_WRITTEN INSTRUCTION_: Retype the whole listing verbatim and keep the pictures out of it.

_DATA EXCERPT_:
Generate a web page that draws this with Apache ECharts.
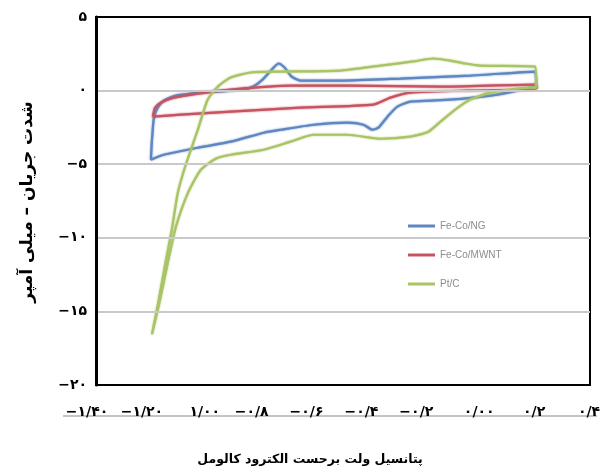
<!DOCTYPE html>
<html>
<head>
<meta charset="utf-8">
<script src="https://cdn.jsdelivr.net/npm/echarts@6/dist/echarts.min.js"></script>
<style>
  html, body { margin: 0; padding: 0; background: #ffffff; }
  #chart { width: 608px; height: 475px; }
</style>
</head>
<body>
<div id="chart"></div>
<script>
// Cyclic voltammograms: potential (V vs. SCE) against current (mA)
const seriesNames = ['Fe-Co/NG', 'Fe-Co/MWNT', 'Pt/C'];

const feCoNG = [
  [-1.200, -4.70], [-1.196, -3.34], [-1.189, -1.84], [-1.175, -1.16], [-1.153, -0.68],
  [-1.109, -0.34], [-1.018, -0.14], [-0.909, 0.00], [-0.836, 0.20], [-0.793, 0.75],
  [-0.756, 1.50], [-0.735, 1.84], [-0.713, 1.57], [-0.687, 0.95], [-0.655, 0.68],
  [-0.509, 0.68], [-0.291, 0.82], [-0.036, 1.02], [0.200, 1.29], [0.204, 0.34],
  [0.182, 0.20], [0.062, -0.27], [-0.062, -0.54], [-0.182, -0.68], [-0.255, -0.75],
  [-0.302, -1.09], [-0.338, -1.77], [-0.371, -2.52], [-0.393, -2.66], [-0.425, -2.32],
  [-0.484, -2.18], [-0.607, -2.32], [-0.727, -2.66], [-0.789, -2.86], [-0.909, -3.47],
  [-1.029, -3.88], [-1.153, -4.36], [-1.200, -4.70]
];

const feCoMWNT = [
  [-1.193, -1.77], [-1.185, -1.16], [-1.164, -0.82], [-1.116, -0.48], [-1.029, -0.20],
  [-0.909, 0.07], [-0.691, 0.34], [-0.473, 0.34], [-0.145, 0.27], [0.200, 0.41],
  [0.207, 0.20], [0.182, 0.07], [-0.047, 0.00], [-0.255, -0.14], [-0.327, -0.48],
  [-0.389, -0.95], [-0.655, -1.16], [-0.909, -1.43], [-1.091, -1.63], [-1.193, -1.77]
];

const ptC = [
  [-1.196, -16.55], [-1.175, -14.58], [-1.145, -11.51], [-1.124, -9.47], [-1.102, -6.95],
  [-1.073, -5.04], [-1.029, -2.66], [-0.993, -0.61], [-0.956, 0.27], [-0.909, 0.89],
  [-0.836, 1.23], [-0.738, 1.29], [-0.509, 1.36], [-0.364, 1.70], [-0.244, 1.98],
  [-0.171, 2.18], [-0.109, 2.04], [-0.055, 1.84], [0.000, 1.70], [0.200, 1.63],
  [0.204, 0.20], [0.182, 0.20], [0.036, -0.14], [-0.036, -0.61], [-0.091, -1.29],
  [-0.145, -2.11], [-0.189, -2.79], [-0.255, -3.13], [-0.364, -3.27], [-0.484, -3.00],
  [-0.607, -3.00], [-0.691, -3.47], [-0.789, -4.02], [-0.909, -4.36], [-0.964, -4.63],
  [-1.018, -5.38], [-1.065, -6.95], [-1.109, -9.26], [-1.138, -11.65], [-1.171, -14.58],
  [-1.196, -16.55]
];

const xTicks = [-1.4, -1.2, -1.0, -0.8, -0.6, -0.4, -0.2, 0.0, 0.2, 0.4];
const xTickLabels = ['−۱/۴۰', '−۱/۲۰', '۱/۰۰', '−۰/۸', '−۰/۶', '−۰/۴', '−۰/۲', '۰/۰۰', '۰/۲', '۰/۴'];
const yTicks = [5, 0, -5, -10, -15, -20];
const yTickLabels = ['۵', '۰', '−۵', '−۱۰', '−۱۵', '−۲۰'];

const xTitle = 'پتانسیل ولت برحست الکترود کالومل';
const yTitle = 'شدت جریان – میلی آمپر';

const lineColors = ['#5e87c2', '#c65460', '#a9c466'];

function tickIndex(ticks, v) {
  return ticks.findIndex(t => Math.abs(t - v) < 1e-6);
}

const chart = echarts.init(document.getElementById('chart'), null, { renderer: 'canvas' });

chart.setOption({
  animation: false,
  backgroundColor: '#ffffff',
  grid: {
    left: 96, right: 18, top: 17, bottom: 90, containLabel: false,
    show: true, borderColor: '#000000', borderWidth: 2, backgroundColor: 'transparent'
  },
  xAxis: {
    type: 'value', min: -1.4, max: 0.4, interval: 0.2,
    position: 'bottom', offset: 30, z: 3,
    axisLine: { show: false },
    axisTick: { show: false },
    splitLine: { show: false },
    axisLabel: {
      inside: true, margin: -4,
      fontFamily: 'DejaVu Sans', fontWeight: 'bold', fontSize: 14, color: '#000000',
      formatter: v => {
        const i = tickIndex(xTicks, v);
        if (i < 0) return '';
        const s = xTickLabels[i];
        return s.charAt(0) === '−' ? '{n|' + s + '}' : '{p|' + s + '}';
      },
      rich: { n: { padding: [0, 18, 0, 0] }, p: { padding: [0, 2, 0, 0] } }
    }
  },
  yAxis: {
    type: 'value', min: -20, max: 5, interval: 5,
    position: 'left', z: 5,
    axisLine: { show: true, onZero: false, lineStyle: { color: '#000000', width: 3 } },
    axisTick: { show: false },
    splitLine: {
      show: true, showMinLine: false, showMaxLine: false,
      lineStyle: { color: '#c9c9c9', width: 2 }
    },
    axisLabel: {
      margin: 9,
      fontFamily: 'DejaVu Sans', fontWeight: 'bold', fontSize: 14, color: '#000000',
      formatter: v => {
        const i = tickIndex(yTicks, v);
        return i < 0 ? '' : yTickLabels[i];
      }
    }
  },
  legend: {
    orient: 'vertical', left: 403, top: 216,
    icon: 'rect', itemWidth: 27, itemHeight: 3, itemGap: 19,
    textStyle: { fontFamily: 'Liberation Sans', fontSize: 10, color: '#8c8c8c' },
    data: seriesNames
  },
  graphic: [
    {
      // rule running under the potential tick labels
      type: 'line', z: 1, silent: true,
      shape: { x1: 63, y1: 416, x2: 597, y2: 416 },
      style: { stroke: '#c4c4c4', lineWidth: 2 }
    },
    {
      type: 'text', x: 310, y: 460, z: 10,
      style: {
        text: xTitle, align: 'center', verticalAlign: 'middle',
        font: 'bold 12.5px "DejaVu Sans"', fill: '#000000'
      }
    },
    {
      type: 'text', x: 28, y: 202, z: 10, rotation: Math.PI / 2,
      style: {
        text: yTitle, align: 'center', verticalAlign: 'middle',
        font: 'bold 17px "DejaVu Sans"', fill: '#000000'
      }
    }
  ],
  series: [feCoNG, feCoMWNT, ptC].map((d, i) => ({
    name: seriesNames[i],
    type: 'line',
    data: d,
    showSymbol: false,
    smooth: 0.2,
    color: lineColors[i],
    lineStyle: { width: 2.2, color: lineColors[i], shadowBlur: 2, shadowColor: lineColors[i] },
    z: 2
  }))
});
</script>
</body>
</html>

_EXERCISE OUTPUT_:
Generate a web page that draws this with Apache ECharts.
<!DOCTYPE html>
<html>
<head>
<meta charset="utf-8">
<script src="https://cdn.jsdelivr.net/npm/echarts@6/dist/echarts.min.js"></script>
<style>
  html, body { margin: 0; padding: 0; background: #ffffff; }
  #chart { width: 608px; height: 475px; }
</style>
</head>
<body>
<div id="chart"></div>
<script>
// Cyclic voltammograms: potential (V vs. SCE) against current (mA)
const seriesNames = ['Fe-Co/NG', 'Fe-Co/MWNT', 'Pt/C'];

const feCoNG = [
  [-1.200, -4.70], [-1.196, -3.34], [-1.189, -1.84], [-1.175, -1.16], [-1.153, -0.68],
  [-1.109, -0.34], [-1.018, -0.14], [-0.909, 0.00], [-0.836, 0.20], [-0.793, 0.75],
  [-0.756, 1.50], [-0.735, 1.84], [-0.713, 1.57], [-0.687, 0.95], [-0.655, 0.68],
  [-0.509, 0.68], [-0.291, 0.82], [-0.036, 1.02], [0.200, 1.29], [0.204, 0.34],
  [0.182, 0.20], [0.062, -0.27], [-0.062, -0.54], [-0.182, -0.68], [-0.255, -0.75],
  [-0.302, -1.09], [-0.338, -1.77], [-0.371, -2.52], [-0.393, -2.66], [-0.425, -2.32],
  [-0.484, -2.18], [-0.607, -2.32], [-0.727, -2.66], [-0.789, -2.86], [-0.909, -3.47],
  [-1.029, -3.88], [-1.153, -4.36], [-1.200, -4.70]
];

const feCoMWNT = [
  [-1.193, -1.77], [-1.185, -1.16], [-1.164, -0.82], [-1.116, -0.48], [-1.029, -0.20],
  [-0.909, 0.07], [-0.691, 0.34], [-0.473, 0.34], [-0.145, 0.27], [0.200, 0.41],
  [0.207, 0.20], [0.182, 0.07], [-0.047, 0.00], [-0.255, -0.14], [-0.327, -0.48],
  [-0.389, -0.95], [-0.655, -1.16], [-0.909, -1.43], [-1.091, -1.63], [-1.193, -1.77]
];

const ptC = [
  [-1.196, -16.55], [-1.175, -14.58], [-1.145, -11.51], [-1.124, -9.47], [-1.102, -6.95],
  [-1.073, -5.04], [-1.029, -2.66], [-0.993, -0.61], [-0.956, 0.27], [-0.909, 0.89],
  [-0.836, 1.23], [-0.738, 1.29], [-0.509, 1.36], [-0.364, 1.70], [-0.244, 1.98],
  [-0.171, 2.18], [-0.109, 2.04], [-0.055, 1.84], [0.000, 1.70], [0.200, 1.63],
  [0.204, 0.20], [0.182, 0.20], [0.036, -0.14], [-0.036, -0.61], [-0.091, -1.29],
  [-0.145, -2.11], [-0.189, -2.79], [-0.255, -3.13], [-0.364, -3.27], [-0.484, -3.00],
  [-0.607, -3.00], [-0.691, -3.47], [-0.789, -4.02], [-0.909, -4.36], [-0.964, -4.63],
  [-1.018, -5.38], [-1.065, -6.95], [-1.109, -9.26], [-1.138, -11.65], [-1.171, -14.58],
  [-1.196, -16.55]
];

const xTicks = [-1.4, -1.2, -1.0, -0.8, -0.6, -0.4, -0.2, 0.0, 0.2, 0.4];
const xTickLabels = ['−۱/۴۰', '−۱/۲۰', '۱/۰۰', '−۰/۸', '−۰/۶', '−۰/۴', '−۰/۲', '۰/۰۰', '۰/۲', '۰/۴'];
const yTicks = [5, 0, -5, -10, -15, -20];
const yTickLabels = ['۵', '۰', '−۵', '−۱۰', '−۱۵', '−۲۰'];

const xTitle = 'پتانسیل ولت برحست الکترود کالومل';
const yTitle = 'شدت جریان – میلی آمپر';

const lineColors = ['#5e87c2', '#c65460', '#a9c466'];

function tickIndex(ticks, v) {
  return ticks.findIndex(t => Math.abs(t - v) < 1e-6);
}

const chart = echarts.init(document.getElementById('chart'), null, { renderer: 'canvas' });

chart.setOption({
  animation: false,
  backgroundColor: '#ffffff',
  grid: {
    left: 96, right: 18, top: 17, bottom: 90, containLabel: false,
    show: true, borderColor: '#000000', borderWidth: 2, backgroundColor: 'transparent'
  },
  xAxis: {
    type: 'value', min: -1.4, max: 0.4, interval: 0.2,
    position: 'bottom', offset: 30, z: 3,
    axisLine: { show: false },
    axisTick: { show: false },
    splitLine: { show: false },
    axisLabel: {
      inside: true, margin: -4,
      fontFamily: 'DejaVu Sans', fontWeight: 'bold', fontSize: 14, color: '#000000',
      formatter: v => {
        const i = tickIndex(xTicks, v);
        if (i < 0) return '';
        const s = xTickLabels[i];
        return s.charAt(0) === '−' ? '{n|' + s + '}' : '{p|' + s + '}';
      },
      rich: { n: { padding: [0, 18, 0, 0] }, p: { padding: [0, 2, 0, 0] } }
    }
  },
  yAxis: {
    type: 'value', min: -20, max: 5, interval: 5,
    position: 'left', z: 5,
    axisLine: { show: true, onZero: false, lineStyle: { color: '#000000', width: 3 } },
    axisTick: { show: false },
    splitLine: {
      show: true, showMinLine: false, showMaxLine: false,
      lineStyle: { color: '#c9c9c9', width: 2 }
    },
    axisLabel: {
      margin: 9,
      fontFamily: 'DejaVu Sans', fontWeight: 'bold', fontSize: 14, color: '#000000',
      formatter: v => {
        const i = tickIndex(yTicks, v);
        return i < 0 ? '' : yTickLabels[i];
      }
    }
  },
  legend: {
    orient: 'vertical', left: 403, top: 216,
    icon: 'rect', itemWidth: 27, itemHeight: 3, itemGap: 19,
    textStyle: { fontFamily: 'Liberation Sans', fontSize: 10, color: '#8c8c8c' },
    data: seriesNames
  },
  graphic: [
    {
      // rule running under the potential tick labels
      type: 'line', z: 1, silent: true,
      shape: { x1: 63, y1: 416, x2: 597, y2: 416 },
      style: { stroke: '#c4c4c4', lineWidth: 2 }
    },
    {
      type: 'text', x: 310, y: 460, z: 10,
      style: {
        text: xTitle, align: 'center', verticalAlign: 'middle',
        font: 'bold 12.5px "DejaVu Sans"', fill: '#000000'
      }
    },
    {
      type: 'text', x: 28, y: 202, z: 10, rotation: Math.PI / 2,
      style: {
        text: yTitle, align: 'center', verticalAlign: 'middle',
        font: 'bold 17px "DejaVu Sans"', fill: '#000000'
      }
    }
  ],
  series: [feCoNG, feCoMWNT, ptC].map((d, i) => ({
    name: seriesNames[i],
    type: 'line',
    data: d,
    showSymbol: false,
    smooth: 0.2,
    color: lineColors[i],
    lineStyle: { width: 2.2, color: lineColors[i], shadowBlur: 2, shadowColor: lineColors[i] },
    z: 2
  }))
});
</script>
</body>
</html>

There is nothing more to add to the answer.